Australia may never again produce Test match batting talent on the level of Ricky Ponting, Michael Hussey and Michael Clarke if numerous gaping "holes in the production line" are not addressed by Cricket Australia, the former captain Ian Chappell has said. The poverty of batting performance on a disastrous tour of India underlined problems in Australian batting that Chappell feels have been festering now for some years, exacerbated by the commercial evolution of the game.
Arguing that coaching appointments and the shuffling of players by selectors will not address the issue, Chappell has called for CA to look more closely at how batsmen are being developed, addressing matters such as the amount of short-form cricket being played by juniors, the array of pitches on offer in the Sheffield Shield and the impact of a muddled schedule tossing players from Twenty20 to Tests and back again.
"We are not addressing the fact that there are holes in the production line," Chappell told ESPNcricinfo. "For instance, I have seen the next lot of batsmen at the Under-19 level World Cup and I have not seen any change in what's happening. So I've got to ask the question, if our methods of producing batsmen don't seem to be working, and in my opinion they are not, why aren't we trying to do some other things?
"I don't hear these things being talked about and it's just a matter of will we change the coach, will we bring in a new high-performance [manager], those things are not going to make one bit of a difference. Fix up the core problem and then we might start to get somewhere. The problem with that being, if we fix up the core problem tomorrow, you are talking about another generation before you really start to reap the benefits. So there are some major problems that I see in Australian cricket and I don't think they are being addressed."
Citing the composure, stroke range and adaptability demonstrated by Clarke, Hussey and Ponting that was painfully absent from many of their batting descendants in India, Chappell said that Australian cricket may never see their like again.
"If you think about it, Ponting, Hussey and Clarke, you would have to say are the last of that sort of generation who learnt how to survive those tough periods," he said. "You know as a batsman when at times you have to get through half an hour, or it might be an hour, against a really good attack.
"The classic examples are - Clarke at Lord's in 2009. It was a magnificent innings against brilliant bowling from Jimmy Anderson and Andrew Flintoff. In my opinion, that's the best innings I have ever seen from Clarke. And Ponting's innings at Old Trafford in 2005 to save the Test match - 156 I think he got. Magnificent innings, back to the wall save the Test match type innings. That should be standard fare for other Australian Test batsmen. But at the moment you would say, when Michael Clarke retires, that may be the end of that style of batsman."

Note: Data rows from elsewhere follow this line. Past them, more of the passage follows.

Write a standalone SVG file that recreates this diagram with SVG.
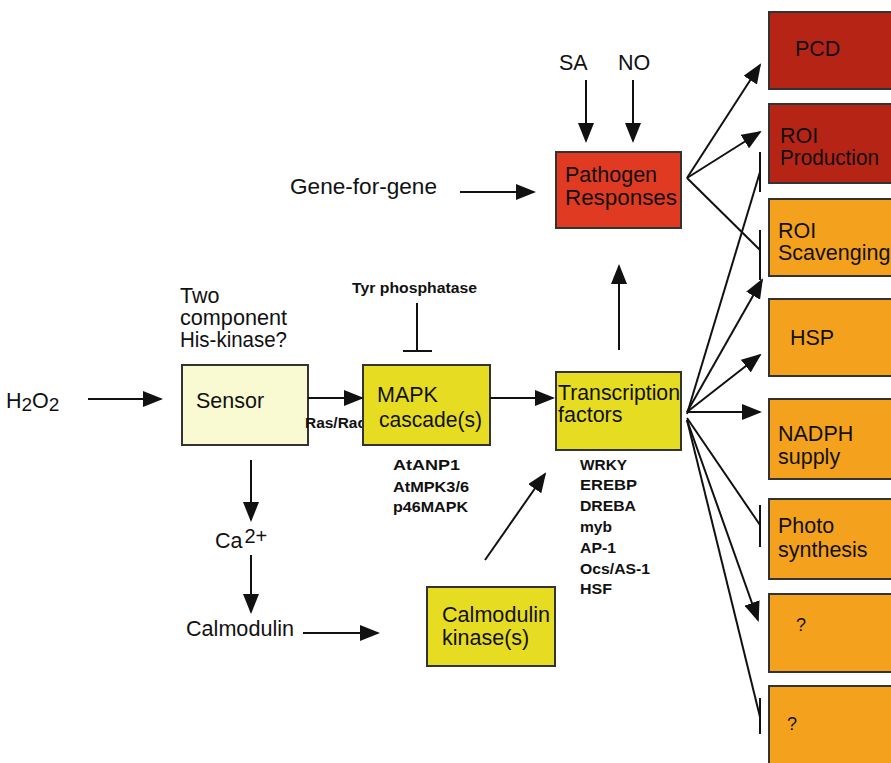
<svg xmlns="http://www.w3.org/2000/svg" width="891" height="763" viewBox="0 0 891 763">
<defs>
<marker id="ah2" viewBox="0 0 10 10" refX="9" refY="5" markerWidth="20" markerHeight="16" markerUnits="userSpaceOnUse" orient="auto" preserveAspectRatio="none">
<path d="M0,0 L10,5 L0,10 z" fill="#111"/>
</marker>
</defs>
<style>
text{font-family:"Liberation Sans",Arial,sans-serif;fill:#111}
.b{stroke:#333;stroke-width:2}
.lg{font-size:21.5px}
.sm{font-size:15px;font-weight:bold}
.c line{stroke:#111;stroke-width:2;fill:none}
.a{marker-end:url(#ah2)}
</style>
<rect width="891" height="763" fill="#fff"/>

<g id="sensor"><rect class="b" x="182" y="365" width="126" height="80" fill="#fafad2"/><text class="lg" x="196" y="408" fill="#333">Sensor</text></g>
<text id="rasrac" x="305" y="428" font-size="14" font-weight="bold" fill="#222" textLength="61" lengthAdjust="spacingAndGlyphs">Ras/Rac</text>
<g id="mapk"><rect class="b" x="363" y="365" width="127" height="80" fill="#e6dd22"/><text class="lg" x="377" y="402">MAPK</text><text class="lg" x="379" y="427" textLength="103" lengthAdjust="spacingAndGlyphs">cascade(s)</text></g>
<g id="tf"><rect class="b" x="556" y="372" width="125" height="78" fill="#e6dd22"/><text class="lg" x="558" y="400" textLength="122" lengthAdjust="spacingAndGlyphs">Transcription</text><text class="lg" x="558" y="422">factors</text></g>
<g id="pathogen"><rect class="b" x="556" y="152" width="125" height="76" fill="#e03a22"/><text class="lg" x="565" y="182">Pathogen</text><text class="lg" x="565" y="205" textLength="112" lengthAdjust="spacingAndGlyphs">Responses</text></g>
<g id="camk"><rect class="b" x="427" y="587" width="128" height="79" fill="#e6dd22"/><text class="lg" x="442" y="622" textLength="108" lengthAdjust="spacingAndGlyphs">Calmodulin</text><text class="lg" x="442" y="645">kinase(s)</text></g>

<g id="pcd"><rect class="b" x="769" y="12" width="130" height="77" fill="#b52415"/><text class="lg" x="795" y="56">PCD</text></g>
<g id="roiprod"><rect class="b" x="769" y="104" width="130" height="79" fill="#b52415"/><text class="lg" x="780" y="143">ROI</text><text class="lg" x="780" y="165" textLength="99" lengthAdjust="spacingAndGlyphs">Production</text></g>
<g id="roiscav"><rect class="b" x="769" y="199" width="130" height="77" fill="#f4a21e"/><text class="lg" x="778" y="238">ROI</text><text class="lg" x="778" y="260">Scavenging</text></g>
<g id="hsp"><rect class="b" x="769" y="299" width="130" height="77" fill="#f4a21e"/><text class="lg" x="790" y="345">HSP</text></g>
<g id="nadph"><rect class="b" x="769" y="399" width="130" height="80" fill="#f4a21e"/><text class="lg" x="778" y="441">NADPH</text><text class="lg" x="778" y="464">supply</text></g>
<g id="photo"><rect class="b" x="769" y="499" width="130" height="80" fill="#f4a21e"/><text class="lg" x="778" y="533">Photo</text><text class="lg" x="778" y="557">synthesis</text></g>
<g id="q1"><rect class="b" x="769" y="594" width="130" height="78" fill="#f4a21e"/><text x="796" y="631" font-size="18">?</text></g>
<g id="q2"><rect class="b" x="769" y="686" width="130" height="90" fill="#f4a21e"/><text x="787" y="730" font-size="18">?</text></g>

<g id="labels">
<text class="lg" x="6" y="408">H<tspan font-size="19" dy="3">2</tspan><tspan dy="-3">O</tspan><tspan font-size="19" dy="3">2</tspan></text>
<text class="lg" x="180" y="303">Two</text>
<text class="lg" x="180" y="325" textLength="107" lengthAdjust="spacingAndGlyphs">component</text>
<text class="lg" x="180" y="347" textLength="107" lengthAdjust="spacingAndGlyphs">His-kinase?</text>
<text x="352" y="293" font-size="15" font-weight="bold" textLength="125" lengthAdjust="spacingAndGlyphs">Tyr phosphatase</text>
<text class="lg" x="290" y="194" textLength="147" lengthAdjust="spacingAndGlyphs">Gene-for-gene</text>
<text class="lg" x="559" y="70">SA</text>
<text class="lg" x="618" y="70">NO</text>
<text class="lg" x="215" y="548">Ca<tspan font-size="20" dx="2" dy="-5">2+</tspan></text>
<text class="lg" x="186" y="636" textLength="108" lengthAdjust="spacingAndGlyphs">Calmodulin</text>
<text class="sm" x="393" y="470" textLength="67" lengthAdjust="spacingAndGlyphs">AtANP1</text>
<text class="sm" x="393" y="492" textLength="76" lengthAdjust="spacingAndGlyphs">AtMPK3/6</text>
<text class="sm" x="393" y="512" textLength="75" lengthAdjust="spacingAndGlyphs">p46MAPK</text>
<text class="sm" x="580" y="470" textLength="47" lengthAdjust="spacingAndGlyphs">WRKY</text>
<text class="sm" x="580" y="490" textLength="57" lengthAdjust="spacingAndGlyphs">EREBP</text>
<text class="sm" x="580" y="511" textLength="56" lengthAdjust="spacingAndGlyphs">DREBA</text>
<text class="sm" x="580" y="532" textLength="32" lengthAdjust="spacingAndGlyphs">myb</text>
<text class="sm" x="580" y="553" textLength="36" lengthAdjust="spacingAndGlyphs">AP-1</text>
<text class="sm" x="580" y="574" textLength="70" lengthAdjust="spacingAndGlyphs">Ocs/AS-1</text>
<text class="sm" x="580" y="594" textLength="32" lengthAdjust="spacingAndGlyphs">HSF</text>
</g>

<g id="connectors" class="c">
<line class="a" x1="88" y1="399" x2="161" y2="399"/>
<line class="a" x1="308" y1="398" x2="362" y2="398"/>
<line class="a" x1="490" y1="398" x2="553" y2="398"/>
<line x1="417" y1="303" x2="417" y2="351"/>
<line x1="403" y1="351" x2="432" y2="351"/>
<line class="a" x1="251" y1="460" x2="251" y2="520"/>
<line class="a" x1="251" y1="555" x2="251" y2="612"/>
<line class="a" x1="303" y1="633" x2="378" y2="633"/>
<line class="a" x1="485" y1="560" x2="545" y2="474"/>
<line class="a" x1="619" y1="350" x2="619" y2="266"/>
<line class="a" x1="460" y1="192" x2="534" y2="192"/>
<line class="a" x1="586" y1="80" x2="586" y2="141"/>
<line class="a" x1="633" y1="80" x2="633" y2="141"/>
<line class="a" x1="687" y1="178" x2="760" y2="65"/>
<line class="a" x1="687" y1="178" x2="760" y2="132"/>
<line x1="687" y1="178" x2="760" y2="250"/>
<line x1="760" y1="230" x2="760" y2="280"/>
<line x1="687" y1="414" x2="760" y2="172"/>
<line x1="760" y1="152" x2="760" y2="192"/>
<line class="a" x1="687" y1="412" x2="762" y2="280"/>
<line class="a" x1="687" y1="412" x2="760" y2="355"/>
<line class="a" x1="687" y1="412" x2="760" y2="412"/>
<line x1="687" y1="418" x2="760" y2="525"/>
<line x1="760" y1="505" x2="760" y2="547"/>
<line class="a" x1="687" y1="420" x2="758" y2="620"/>
<line x1="687" y1="420" x2="760" y2="717"/>
<line x1="760" y1="698" x2="760" y2="734"/>
</g>
</svg>
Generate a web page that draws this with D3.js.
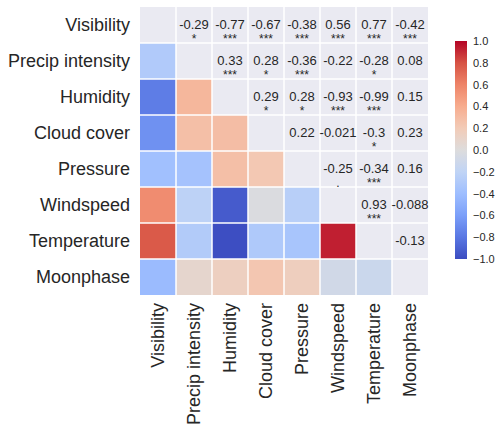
<!DOCTYPE html>
<html><head><meta charset="utf-8">
<script src="https://cdn.jsdelivr.net/npm/d3@7"></script>
<style>body{margin:0;background:#fff}svg{display:block}text{font-family:"Liberation Sans",Arial,sans-serif;fill:#262626}</style>
</head><body><svg id="c" width="497" height="428"></svg>
<script>
const labels = ["Visibility","Precip intensity","Humidity","Cloud cover","Pressure","Windspeed","Temperature","Moonphase"];
// upper-triangle correlations, row i vs columns i+1..7
const corrRows = [
  [-0.29,-0.77,-0.67,-0.38,0.56,0.77,-0.42],
  [0.33,0.28,-0.36,-0.22,-0.28,0.08],
  [0.29,0.28,-0.93,-0.99,0.15],
  [0.22,-0.021,-0.3,0.23],
  [-0.25,-0.34,0.16],
  [0.93,-0.088],
  [-0.13],
  []
];
const sigRows = [
  ["*","***","***","***","***","***","***"],
  ["***","*","***","","*",""],
  ["*","*","***","***",""],
  ["","","*",""],
  [".","***",""],
  ["***",""],
  [""],
  []
];
const cbTicks = [-1.0,-0.8,-0.6,-0.4,-0.2,0.0,0.2,0.4,0.6,0.8,1.0];
const coolwarm = ["#3b4cc0","#5977e3","#7b9ff9","#9ebeff","#c0d4f5","#dddcdc","#f2cbb7","#f7ac8e","#ee8468","#d65244","#b40426"];

const n = labels.length;
const val = (i,j) => i===j ? 1 : (i<j ? corrRows[i][j-i-1] : corrRows[j][i-j-1]);
const sig = (i,j) => sigRows[i][j-i-1];

const svg = d3.select("#c");
const x0 = 140, y0 = 7, size = 288;
const x = d3.scaleBand().domain(d3.range(n)).range([x0, x0+size]);
const y = d3.scaleBand().domain(d3.range(n)).range([y0, y0+size]);
const color = d3.scaleLinear().domain(d3.range(11).map(k => -1 + k*0.2)).range(coolwarm).interpolate(d3.interpolateRgb).clamp(true);

svg.append("rect").attr("x",x0).attr("y",y0).attr("width",size).attr("height",size).attr("fill","#eaeaf2");

const cells = [];
for (let i=0;i<n;i++) for (let j=0;j<i;j++) cells.push({i,j,v:val(i,j)});
svg.append("g").selectAll("rect").data(cells).join("rect")
  .attr("x",d=>x(d.j)).attr("y",d=>y(d.i))
  .attr("width",x.bandwidth()).attr("height",y.bandwidth())
  .attr("fill",d=>color(d.v));

// white grid lines at cell boundaries
const g = svg.append("g").attr("stroke","#fff").attr("stroke-width",1.5);
for (let k=1;k<n;k++){
  g.append("line").attr("x1",x0+k*x.step()).attr("x2",x0+k*x.step()).attr("y1",y0).attr("y2",y0+size);
  g.append("line").attr("y1",y0+k*y.step()).attr("y2",y0+k*y.step()).attr("x1",x0).attr("x2",x0+size);
}

const loc = d3.formatLocale({decimal:".",thousands:",",grouping:[3],currency:["",""],minus:"-"});
const fmt = loc.format(".2~g");
const ann = [];
for (let i=0;i<n;i++) for (let j=i+1;j<n;j++) ann.push({i,j,v:val(i,j),s:sig(i,j)});
const ag = svg.append("g");
ag.selectAll("text.v").data(ann).join("text").attr("class","v")
  .attr("x",d=>x(d.j)+x.bandwidth()/2).attr("y",d=>y(d.i)+y.bandwidth()/2-1)
  .attr("text-anchor","middle").attr("dominant-baseline","central")
  .attr("font-size",13).text(d=>fmt(d.v));
ag.selectAll("text.s").data(ann.filter(d=>d.s)).join("text").attr("class","s")
  .attr("x",d=>x(d.j)+x.bandwidth()/2).attr("y",d=>y(d.i)+y.bandwidth()/2+17.5)
  .attr("text-anchor","middle")
  .attr("font-size",12).text(d=>d.s);

// y labels
svg.append("g").selectAll("text").data(labels).join("text")
  .attr("x",x0-10).attr("y",(d,i)=>y(i)+y.bandwidth()/2)
  .attr("text-anchor","end").attr("dominant-baseline","central")
  .attr("font-size",18).text(d=>d);
// x labels
svg.append("g").selectAll("text").data(labels).join("text")
  .attr("transform",(d,i)=>`translate(${x(i)+x.bandwidth()/2},${y0+size+8}) rotate(-90)`)
  .attr("text-anchor","end").attr("dominant-baseline","central")
  .attr("font-size",18).text(d=>d);

// colorbar
const cbx = 455, cbw = 12, cbTop = 41, cbBot = 259;
const cy = d3.scaleLinear().domain([-1,1]).range([cbBot, cbTop]);
const defs = svg.append("defs");
const grad = defs.append("linearGradient").attr("id","cb").attr("x1",0).attr("y1",1).attr("x2",0).attr("y2",0);
d3.range(0,1.0001,0.05).forEach(t=>grad.append("stop").attr("offset",t).attr("stop-color",color(-1+2*t)));
svg.append("rect").attr("x",cbx).attr("y",cbTop).attr("width",cbw).attr("height",cbBot-cbTop).attr("fill","url(#cb)");
const cfmt = d3.format(".1f");
svg.append("g").selectAll("text").data(cbTicks).join("text")
  .attr("x",cbx+cbw+6).attr("y",d=>cy(d)).attr("dominant-baseline","central")
  .attr("font-size",11).text(d=>cfmt(d));
</script></body></html>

Team management on the India tour were critical of the players' discipline, not only off the field as publicised by the suspension of four squad members in Mohali, but also on it as team plans for how to tackle India's spin bowlers on turning pitches were not followed. Chappell said such issues were created by batsmen not growing into an adequate knowledge of their own techniques in all conditions, prompting panic when circumstances did not suit their games.
"It's easy to be patient when you know that you've got the technique and the wherewithal to cope with spin bowling under those conditions," Chappell said. "Because you know that eventually you can hang around long enough to start to pick up the runs and get things going and then the boundaries come. Then you've got a chance of making a big score.
"But if you don't have faith in your technique and your ability to survive, that's when the panic sets in. So it's got nothing to do with being impatient, it's much more to do with your technique and your non-belief in that technique that brings on the panic."
Chappell's words echoed those of Ponting himself when asked in 2011 about how Australian batsmen were losing touch with the art of concentration. "That's the big worry I've had about Twenty20 cricket, and even other shorter forms of the game being played at really developmental times in kids' careers," Ponting said. "Cricket for me, when I was growing up, if I was batting, it meant I was batting until someone got me out, and if that took them a week then that's how long it took them.
"The guys who played in my era that's what it was all about - not going out there and facing two overs and then being told that you had to go and stand in the field; that's not what cricket is. And that's the worry I have about a lot of the developmental phases. Even Under-17s and Under-19s now, they're playing T20 games in national championships, and at the detriment of two-day games.
"Good state players these days are averaging 35. If you were averaging 35 when I was playing, your dad would go and buy you a basketball or a footy and tell you to play that. So there's areas of concern there. I don't know how you change them."